# Start of DATA BLOCK
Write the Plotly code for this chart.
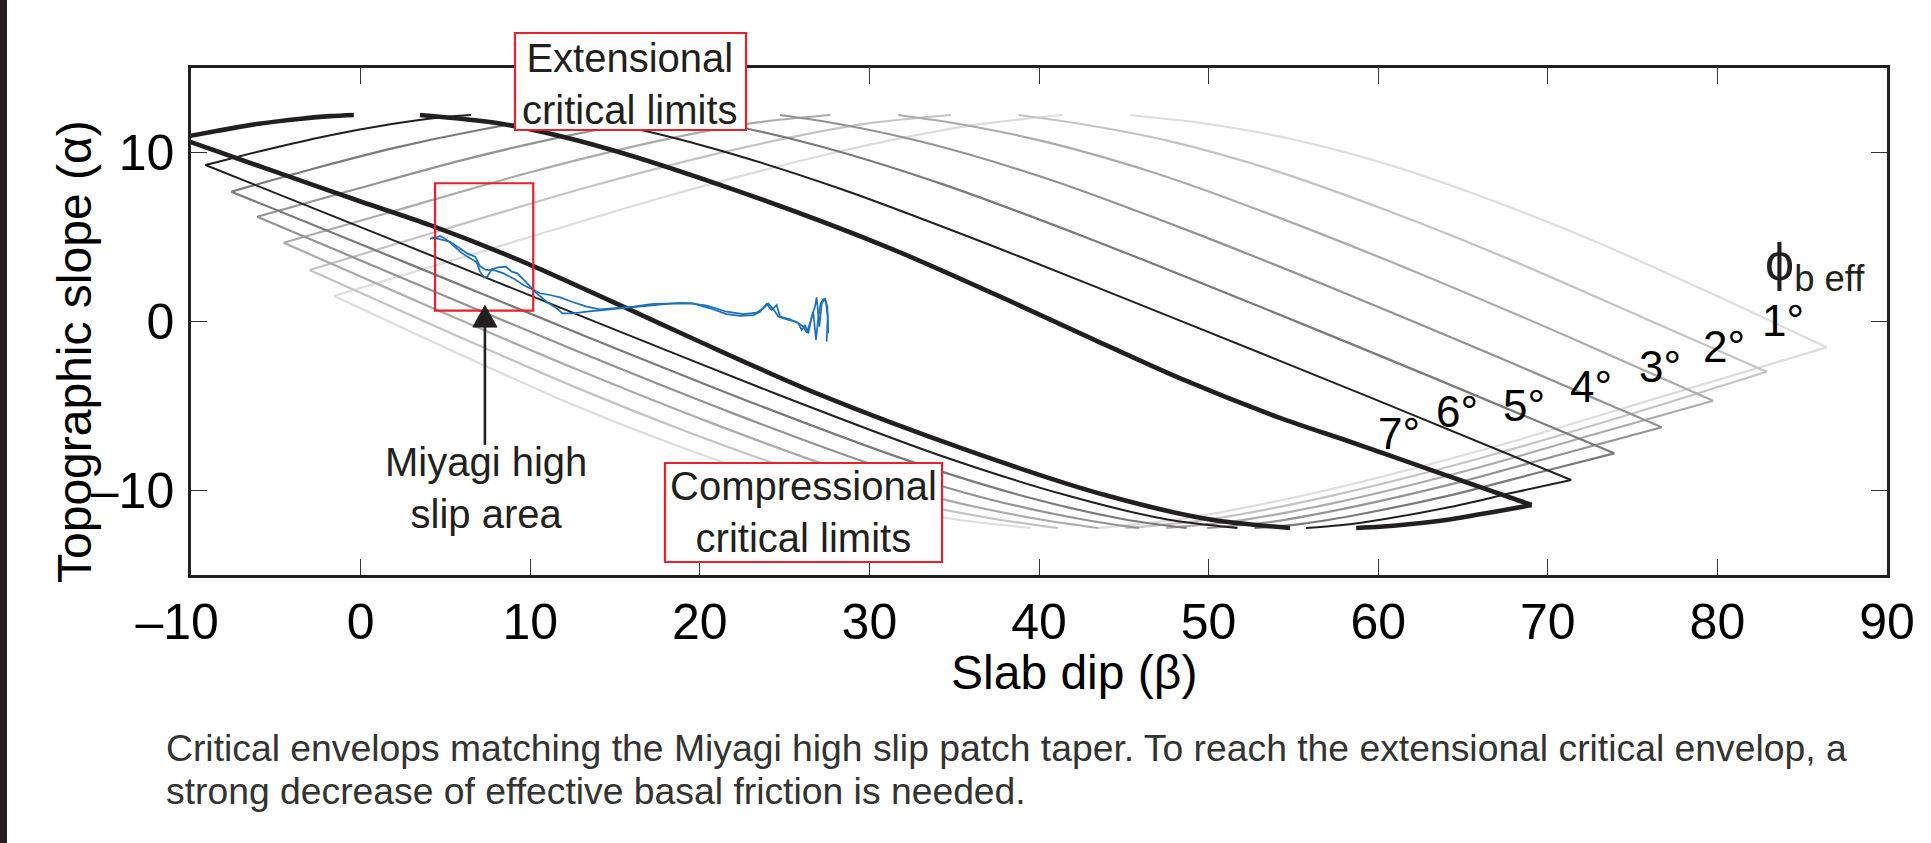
import plotly.graph_objects as go

# ---------------- data ----------------
phi_labels = ["1°", "2°", "3°", "4°", "5°", "6°", "7°"]
x_ticks = [-10, 0, 10, 20, 30, 40, 50, 60, 70, 80, 90]
x_ticktext = ["–10<span style='color:white'>–</span>", "0", "10", "20", "30", "40", "50", "60", "70", "80", "90"]
y_ticks = [-10, 0, 10]
y_ticktext = ["–10", "0", "10"]

# critical envelopes (slab dip beta, topographic slope alpha); sides separated by None
beta_1 = [-1.57, 8, 18, 28, 36, 41.4, None, -1.57, 5, 12, 18, 24, 30, 35, 39.5, None,
          45.38, 49.88, 54.88, 60.88, 66.88, 72.88, 79.88, 86.45, None, 86.45, 76.88, 66.88, 56.88, 48.88, 43.48]
alpha_1 = [1.51, 4.4, 7.4, 10.0, 11.6, 12.22, None, 1.51, -1.55, -4.7, -7.1, -9.2, -10.8, -11.7, -12.22, None,
           12.22, 11.7, 10.8, 9.2, 7.1, 4.7, 1.55, -1.53, None, -1.53, -4.4, -7.4, -10.0, -11.6, -12.22]

beta_2 = [-3.01, 5.25, 14, 22.75, 29.7, 34.8, None, -3.01, 4.5, 12.33, 19.33, 26, 32.33, 37.5, 41.1, None,
          38.8, 42.4, 47.57, 53.9, 60.57, 67.57, 75.4, 82.9, None, 82.9, 74.65, 65.9, 57.15, 50.2, 45.1]
alpha_2 = [3.05, 5.55, 8.12, 10.33, 11.69, 12.22, None, 3.05, -0.33, -3.75, -6.55, -8.93, -10.7, -11.7, -12.22, None,
           12.22, 11.7, 10.7, 8.93, 6.55, 3.75, 0.33, -2.97, None, -2.97, -5.55, -8.12, -10.33, -11.69, -12.22]

beta_3 = [-4.54, 2.5, 10, 17.5, 23.4, 27.7, None, -4.54, 4.0, 12.67, 20.67, 28, 34.67, 40, 43.5, None,
          31.7, 35.2, 40.53, 47.2, 54.53, 62.53, 71.2, 79.75, None, 79.75, 72.7, 65.2, 57.7, 51.8, 47.5]
alpha_3 = [4.66, 6.69, 8.83, 10.67, 11.78, 12.22, None, 4.66, 0.9, -2.8, -6.0, -8.67, -10.6, -11.7, -12.22, None,
           12.22, 11.7, 10.6, 8.67, 6.0, 2.8, -0.9, -4.69, None, -4.69, -6.69, -8.83, -10.67, -11.78, -12.22]

beta_4 = [-6.1, -0.25, 6, 12.25, 17.1, 20.7, None, -6.1, 3.5, 13, 22, 30, 37, 42.5, 45.9, None,
          24.72, 28.12, 33.62, 40.62, 48.62, 57.62, 67.12, 76.72, None, 76.72, 70.87, 64.62, 58.37, 53.52, 49.92]
alpha_4 = [6.2, 7.84, 9.55, 11.0, 11.88, 12.22, None, 6.2, 2.13, -1.85, -5.45, -8.4, -10.5, -11.7, -12.22, None,
           12.22, 11.7, 10.5, 8.4, 5.45, 1.85, -2.13, -6.26, None, -6.26, -7.84, -9.55, -11.0, -11.88, -12.22]

beta_5 = [-7.62, -3, 2, 7, 10.8, 13.6, None, -7.62, 3.0, 13.33, 23.33, 32, 39.33, 45, 48.7, None,
          17.6, 21.3, 26.97, 34.3, 42.97, 52.97, 63.3, 73.92, None, 73.92, 69.3, 64.3, 59.3, 55.5, 52.7]
alpha_5 = [7.68, 8.98, 10.27, 11.33, 11.97, 12.22, None, 7.68, 3.35, -0.9, -4.9, -8.13, -10.4, -11.7, -12.22, None,
           12.22, 11.7, 10.4, 8.13, 4.9, 0.9, -3.35, -7.8, None, -7.8, -8.98, -10.27, -11.33, -11.97, -12.22]

beta_6 = [-9.15, -5.75, -2, 1.75, 4.5, 6.5, None, -9.15, 2.5, 13.67, 24.67, 34, 41.67, 47.5, 51.7, None,
          10.54, 14.74, 20.57, 28.24, 37.57, 48.57, 59.74, 71.38, None, 71.38, 67.99, 64.24, 60.49, 57.74, 55.74]
alpha_6 = [9.26, 10.12, 10.98, 11.67, 12.06, 12.22, None, 9.26, 4.58, 0.05, -4.35, -7.87, -10.3, -11.7, -12.22, None,
           12.22, 11.7, 10.3, 7.87, 4.35, -0.05, -4.58, -9.38, None, -9.38, -10.12, -10.98, -11.67, -12.06, -12.22]

beta_7 = [-10.7, -8.5, -6, -3.5, -1.8, -0.4, None,
          -10.7, -5, 0, 4.1, 9.9, 15, 20, 27, 36, 44, 50, 54.8, None,
          3.5, 8.3, 14.3, 22.3, 31.3, 38.3, 43.3, 48.4, 54.2, 58.3, 63.3, 69.05, None,
          69.05, 66.8, 64.3, 61.8, 60.1, 58.7]
alpha_7 = [10.86, 11.27, 11.7, 12.0, 12.15, 12.22, None,
           10.86, 8.85, 7.1, 5.7, 3.4, 1.1, -1.2, -4.3, -7.7, -10.3, -11.7, -12.22, None,
           12.22, 11.7, 10.3, 7.7, 4.3, 1.2, -1.1, -3.4, -5.7, -7.1, -8.85, -10.86, None,
           -10.86, -11.27, -11.7, -12.0, -12.15, -12.22]

# Miyagi taper profiles
miyagi_beta_a = [4.09, 4.39, 4.68, 4.98, 5.37, 5.86, 6.29, 6.65, 6.84, 7.04, 7.28, 7.47, 7.73, 8.12, 8.57, 8.91,
                 9.24, 9.60, 9.95, 10.38, 10.97, 11.56, 11.91, 12.54, 13.33, 14.51, 15.69, 16.87, 18.05, 18.83,
                 19.62, 20.60, 21.58, 22.37, 23.16, 23.55, 23.94, 24.24, 24.53, 24.73, 25.32, 25.81, 26.01, 26.20,
                 26.40, 26.60, 26.79, 26.89, 27.05, 27.19, 27.38, 27.52, 27.58]
miyagi_alpha_a = [4.90, 4.94, 5.06, 4.90, 4.59, 4.13, 3.84, 3.64, 3.52, 2.95, 2.61, 2.65, 3.09, 3.20, 3.24, 2.95,
                  2.85, 2.49, 2.10, 1.67, 1.17, 0.78, 0.48, 0.48, 0.58, 0.68, 0.80, 0.92, 1.04, 1.11,
                  1.07, 0.78, 0.44, 0.33, 0.38, 0.58, 1.04, 0.68, 0.98, 0.29, 0.13, -0.11, -0.50, -0.21,
                  -0.70, 0.29, 0.88, 1.43, -0.31, 1.07, 1.37, 0.88, -0.70]
miyagi_beta_b = [4.19, 4.58, 4.88, 5.27, 5.76, 6.29, 6.75, 7.04, 7.39, 7.83, 8.42, 9.01, 9.60, 10.09, 10.58, 11.17,
                 11.76, 12.45, 13.33, 14.12, 14.90, 16.08, 17.26, 18.44, 19.42, 20.41, 21.58, 22.57, 23.35, 23.75,
                 24.04, 24.34, 24.63, 25.22, 25.71, 26.11, 26.30, 26.50, 26.69, 26.85, 26.99, 27.13, 27.28, 27.44,
                 27.54, 27.48]
miyagi_alpha_b = [4.98, 4.90, 4.82, 4.72, 4.39, 4.03, 3.84, 3.28, 3.05, 3.05, 2.85, 2.55, 2.16, 1.90, 1.67, 1.57,
                  1.43, 1.17, 0.88, 0.72, 0.78, 0.88, 1.04, 1.07, 1.07, 0.94, 0.58, 0.44, 0.52, 0.78,
                  1.07, 0.72, 0.29, 0.09, -0.01, -0.31, -0.66, -0.11, 0.58, -1.09, 0.29, 1.07, 1.31, 1.17,
                  0.29, -1.19]

# ---------------- figure ----------------
FONT = "Liberation Sans, Arial, Helvetica, sans-serif"
INK = "#231f20"
RED = "#e8202a"

W, H = 1931, 843
L, R, T, B = 191, 1887, 68, 575


def px(xp):
    return (xp - L) / (R - L)


def py(yp):
    return (B - yp) / (B - T)


fig = go.Figure()

curves = [(beta_1, alpha_1), (beta_2, alpha_2), (beta_3, alpha_3), (beta_4, alpha_4),
          (beta_5, alpha_5), (beta_6, alpha_6), (beta_7, alpha_7)]
colors = ["#dcdcdc", "#c3c3c3", "#ababab", "#939393", "#7a7a7a", INK, INK]
widths = [2.2, 2.2, 2.2, 2.2, 2.2, 2.0, 4.6]

for (b, a), c, w, lab in zip(curves, colors, widths, phi_labels):
    fig.add_trace(go.Scatter(x=b, y=a, mode="lines", name=lab,
                             line=dict(color=c, width=w, shape="spline", smoothing=0.8),
                             connectgaps=False, hoverinfo="skip"))

for bb, aa in [(miyagi_beta_a, miyagi_alpha_a), (miyagi_beta_b, miyagi_alpha_b)]:
    fig.add_trace(go.Scatter(x=bb, y=aa, mode="lines", line=dict(color="#1b6fbf", width=1.7),
                             hoverinfo="skip"))

shapes = [
    # dark strip on the left edge of the page
    dict(type="rect", xref="paper", yref="paper", x0=px(0), x1=px(7), y0=py(H), y1=py(0),
         fillcolor=INK, line=dict(width=0), layer="above"),
    # Miyagi high slip box
    dict(type="rect", xref="x", yref="y", x0=4.39, x1=10.18, y0=0.64, y1=8.18,
         line=dict(color=RED, width=2.2), layer="above"),
    # Extensional box
    dict(type="rect", xref="paper", yref="paper", x0=px(515), x1=px(746), y0=py(130), y1=py(33),
         fillcolor="white", line=dict(color=RED, width=2.2), layer="above"),
    # Compressional box
    dict(type="rect", xref="paper", yref="paper", x0=px(665), x1=px(942), y0=py(562), y1=py(463),
         fillcolor="white", line=dict(color=RED, width=2.2), layer="above"),
    # arrow shaft and head
    dict(type="line", xref="x", yref="y", x0=7.33, x1=7.33, y0=-7.3, y1=-0.1,
         line=dict(color=INK, width=2.6), layer="above"),
    dict(type="path", xref="x", yref="y", path="M 7.33 0.95 L 6.62 -0.33 L 8.04 -0.33 Z",
         fillcolor=INK, line=dict(color=INK, width=1), layer="above"),
]

ann = []
ann.append(dict(xref="paper", yref="paper", x=px(630), y=py(84), text="Extensional<br>critical limits",
                showarrow=False, font=dict(family=FONT, size=40, color=INK), xanchor="center", yanchor="middle"))
ann.append(dict(xref="paper", yref="paper", x=px(803), y=py(512), text="Compressional<br>critical limits",
                showarrow=False, font=dict(family=FONT, size=40, color=INK), xanchor="center", yanchor="middle"))
ann.append(dict(xref="paper", yref="paper", x=px(486), y=py(488), text="Miyagi high<br>slip area",
                showarrow=False, font=dict(family=FONT, size=40, color=INK), xanchor="center", yanchor="middle"))
# degree labels
lab_pos = [(83.87, 0.03), (80.39, -1.49), (76.6, -2.69), (72.54, -3.86), (68.6, -4.99), (64.65, -5.34), (61.23, -6.6)]
for (xx, yy), t in zip(lab_pos, phi_labels):
    ann.append(dict(xref="x", yref="y", x=xx, y=yy, text=t, showarrow=False,
                    font=dict(family=FONT, size=44, color="black"), xanchor="center", yanchor="middle"))
ann.append(dict(xref="x", yref="y", x=82.7, y=3.3, text="ϕ<sub>b eff</sub>", showarrow=False,
                font=dict(family=FONT, size=52, color=INK), xanchor="left", yanchor="middle"))
# axis titles
ann.append(dict(xref="paper", yref="paper", x=px(1074), y=py(672), text="Slab dip (β)", showarrow=False,
                font=dict(family=FONT, size=48, color="black"), xanchor="center", yanchor="middle"))
ann.append(dict(xref="paper", yref="paper", x=px(74), y=py(352), text="Topographic slope (α)", showarrow=False,
                textangle=-90, font=dict(family=FONT, size=48, color="black"), xanchor="center", yanchor="middle"))
# caption
ann.append(dict(xref="paper", yref="paper", x=px(164), y=py(748),
                text="Critical envelops matching the Miyagi high slip patch taper. To reach the extensional critical envelop, a",
                showarrow=False, font=dict(family=FONT, size=37.3, color="#333333"), xanchor="left", yanchor="middle"))
ann.append(dict(xref="paper", yref="paper", x=px(164), y=py(791),
                text="strong decrease of effective basal friction is needed.",
                showarrow=False, font=dict(family=FONT, size=37.3, color="#333333"), xanchor="left", yanchor="middle"))

fig.update_layout(
    width=W, height=H,
    margin=dict(l=L, r=W - R, t=T, b=H - B, pad=0),
    paper_bgcolor="white", plot_bgcolor="white",
    showlegend=False,
    shapes=shapes, annotations=ann,
    font=dict(family=FONT, color="black"),
)
fig.update_xaxes(range=[-10, 90], tickvals=x_ticks, ticktext=x_ticktext, ticks="inside", ticklen=16,
                 tickwidth=1.2, tickcolor="#333333", showline=True, linecolor=INK, linewidth=2.5,
                 mirror="allticks", showgrid=False, zeroline=False, ticklabelstandoff=1,
                 tickfont=dict(family=FONT, size=50, color="black"))
fig.update_yaxes(range=[-15, 15], tickvals=y_ticks, ticktext=y_ticktext, ticks="inside", ticklen=16,
                 tickwidth=1.2, tickcolor="#333333", showline=True, linecolor=INK, linewidth=2.5,
                 mirror="allticks", showgrid=False, zeroline=False, ticklabelstandoff=4,
                 tickfont=dict(family=FONT, size=50, color="black"))

fig.write_html("out.html", config={"displayModeBar": False},
               post_script="document.body.style.margin='0';document.body.style.overflow='hidden';")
# End of DATA BLOCK
WHAT YOU WILL DO: Repeat, word for word and with no pictures, only the lines running from the beginning of the data to the line that contains "-10.33, -11.69, -12.22]".

THE RESULT:
Write the Plotly code for this chart.
import plotly.graph_objects as go

# ---------------- data ----------------
phi_labels = ["1°", "2°", "3°", "4°", "5°", "6°", "7°"]
x_ticks = [-10, 0, 10, 20, 30, 40, 50, 60, 70, 80, 90]
x_ticktext = ["–10<span style='color:white'>–</span>", "0", "10", "20", "30", "40", "50", "60", "70", "80", "90"]
y_ticks = [-10, 0, 10]
y_ticktext = ["–10", "0", "10"]

# critical envelopes (slab dip beta, topographic slope alpha); sides separated by None
beta_1 = [-1.57, 8, 18, 28, 36, 41.4, None, -1.57, 5, 12, 18, 24, 30, 35, 39.5, None,
          45.38, 49.88, 54.88, 60.88, 66.88, 72.88, 79.88, 86.45, None, 86.45, 76.88, 66.88, 56.88, 48.88, 43.48]
alpha_1 = [1.51, 4.4, 7.4, 10.0, 11.6, 12.22, None, 1.51, -1.55, -4.7, -7.1, -9.2, -10.8, -11.7, -12.22, None,
           12.22, 11.7, 10.8, 9.2, 7.1, 4.7, 1.55, -1.53, None, -1.53, -4.4, -7.4, -10.0, -11.6, -12.22]

beta_2 = [-3.01, 5.25, 14, 22.75, 29.7, 34.8, None, -3.01, 4.5, 12.33, 19.33, 26, 32.33, 37.5, 41.1, None,
          38.8, 42.4, 47.57, 53.9, 60.57, 67.57, 75.4, 82.9, None, 82.9, 74.65, 65.9, 57.15, 50.2, 45.1]
alpha_2 = [3.05, 5.55, 8.12, 10.33, 11.69, 12.22, None, 3.05, -0.33, -3.75, -6.55, -8.93, -10.7, -11.7, -12.22, None,
           12.22, 11.7, 10.7, 8.93, 6.55, 3.75, 0.33, -2.97, None, -2.97, -5.55, -8.12, -10.33, -11.69, -12.22]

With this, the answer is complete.